Beni Biraz Anlasaydın

Bitcoin bu yazımız tarihinde 18.600 Dolar seviyelerindeydi. Kafalar karışık. Para mı, emtia mı, ödeme sistemi mi, yatırım enstrümanı mı? Cevap verelim hepsi. Yellen geçen hafta konuşurken asla balon kelimesi kullanmadı. Spekülatif bir varlık kelimesi kullandı. Bireysel bir tercih mi yoksa FED’in resmi beyanı mı bilinmez ama (şimdilik bilinen ve kabul edilen) paranın patronu Bitcoin’i bir varlık olarak ifade etti. Kara para mevzuatı açısından değerlendiriyoruz ama fırsatları da değerlendirmek istiyoruz, finansal sistemde ise hacmi gereği şimdilik bir risk görmüyoruz dedi. Özetle, 1 dönüm üzerine tripleks villa (varlık) Pozantı’da 300K iken, aynı inşat maliyetleri ile İstanbul’da 3.000K bir varlık olarak değerlendiriliyor ise ve balon yoksa Nasreddin Hoca misali kazanın doğurduğuna inanıyorsak öldüğüne de inanmak gerekiyor. Konu ortada bir kazanç varsa nasıl vergilendirileceği, ödeme enstrümanı ise nasıl muhasebeleştirileceği noktasında. Burada ise döviz mi, yatırım enstrümanı mı konusu balon mu, riskli mi konusundan daha önce değerlendirilmesi gereken bir durum. Her varlık gibi tabii ki kripto paralarda da düzeltme hareketi ve hatta kayıplar olacaktır. 1929’da Wall Street çöktü diye ABD borsaları, hisse senetlerini yasakladı mı? Dow 15.000’lerden 25.000’lere gelince balon olmuyor mu?

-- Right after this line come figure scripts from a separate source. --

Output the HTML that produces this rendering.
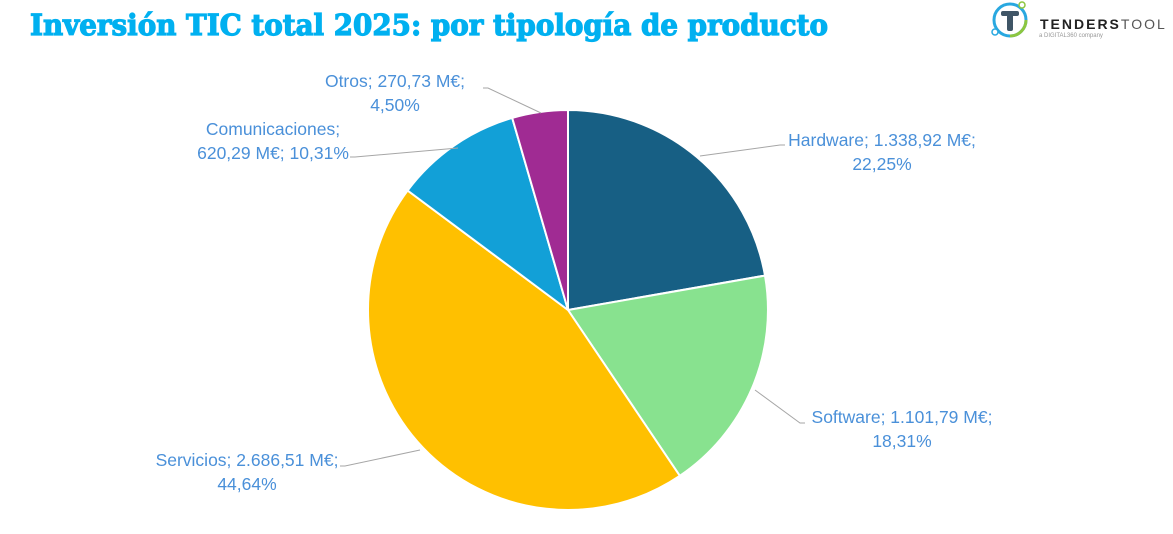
<!DOCTYPE html>
<html><head><meta charset="utf-8"><style>
body{margin:0;background:#fff;width:1173px;height:529px;overflow:hidden;}
</style></head><body>
<svg width="1173" height="529" xmlns="http://www.w3.org/2000/svg">
<text x="30" y="35" font-family="DejaVu Serif, serif" font-weight="bold" font-size="29" fill="#00B0F0" stroke="#00B0F0" stroke-width="1.2" textLength="798" lengthAdjust="spacingAndGlyphs">Inversión TIC total 2025: por tipología de producto</text>
<g>
<circle cx="1010" cy="20" r="16" fill="none" stroke="#29A8E0" stroke-width="3"/>
<path d="M1010 36 A16 16 0 0 0 1026 20" fill="none" stroke="#8DC63F" stroke-width="3"/>
<circle cx="1022" cy="5" r="3" fill="#fff" stroke="#8DC63F" stroke-width="1.5"/>
<circle cx="995" cy="32" r="3" fill="#fff" stroke="#29A8E0" stroke-width="1.5"/>
<rect x="1001" y="11" width="18" height="5" rx="2" fill="#3F5566"/>
<rect x="1007" y="11" width="6" height="20" rx="2" fill="#3F5566"/>
<text x="1040" y="29" font-family="Liberation Sans, sans-serif" font-weight="bold" font-size="14" fill="#222" letter-spacing="2">TENDERS<tspan font-weight="normal" fill="#555">TOOL</tspan></text>
<text x="1039" y="37" font-family="Liberation Sans, sans-serif" font-size="6" fill="#999">a DIGITAL360 company</text>
</g>
<g stroke="#fff" stroke-width="2">
<path d="M568 310 L568 110 A200 200 0 0 1 765 275.6 Z" fill="#175F84"/>
<path d="M568 310 L765 275.6 A200 200 0 0 1 679.8 475.8 Z" fill="#88E28F"/>
<path d="M568 310 L679.8 475.8 A200 200 0 0 1 407.6 190.5 Z" fill="#FFC000"/>
<path d="M568 310 L407.6 190.5 A200 200 0 0 1 512.2 117.9 Z" fill="#12A0D7"/>
<path d="M568 310 L512.2 117.9 A200 200 0 0 1 568 110 Z" fill="#A02B93"/>
</g>
<g stroke="#A6A6A6" stroke-width="1" fill="none">
<polyline points="700,156 780,145 785,145"/>
<polyline points="755,390 800,423 805,423"/>
<polyline points="420,450 345,466 340,466"/>
<polyline points="458,148 355,157 350,157"/>
<polyline points="541,113 488,88 483,88"/>
</g>
<g font-family="Liberation Sans, sans-serif" font-size="17.5" fill="#4A90D9" text-anchor="middle">
<text x="882" y="146">Hardware; 1.338,92 M€;</text>
<text x="882" y="170">22,25%</text>
<text x="902" y="423">Software; 1.101,79 M€;</text>
<text x="902" y="447">18,31%</text>
<text x="247" y="466">Servicios; 2.686,51 M€;</text>
<text x="247" y="490">44,64%</text>
<text x="273" y="135">Comunicaciones;</text>
<text x="273" y="159">620,29 M€; 10,31%</text>
<text x="395" y="87">Otros; 270,73 M€;</text>
<text x="395" y="111">4,50%</text>
</g>
</svg>
</body></html>
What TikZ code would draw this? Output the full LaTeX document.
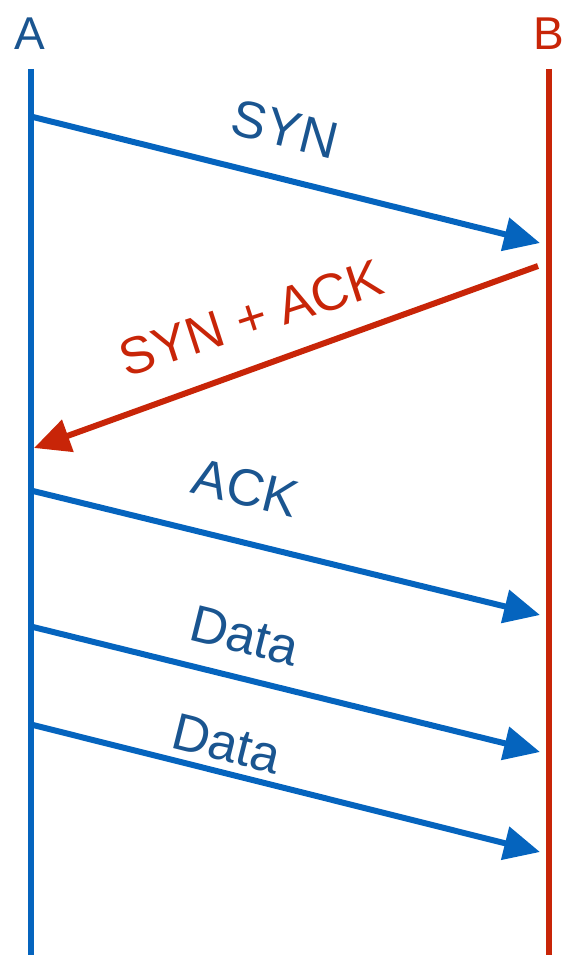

Hor görme garibi diyerek 2018 için şimdiden tüm yatırımcılara reel getirilerinde bol, tüm kurumsal şirketlere ise verimli performansların analitik yetkinliklerle maksimize edildiği gerçekleşmiş goal, profesyonellere ise kariyerlerinde kolay yol dolu bir yıl diliyoruz. O zaman bir kez daha “daha güzel, daha mutlu, daha adil, sevgi dolu bir dünya için, barış için, insanlık için, batsın bu dünya.”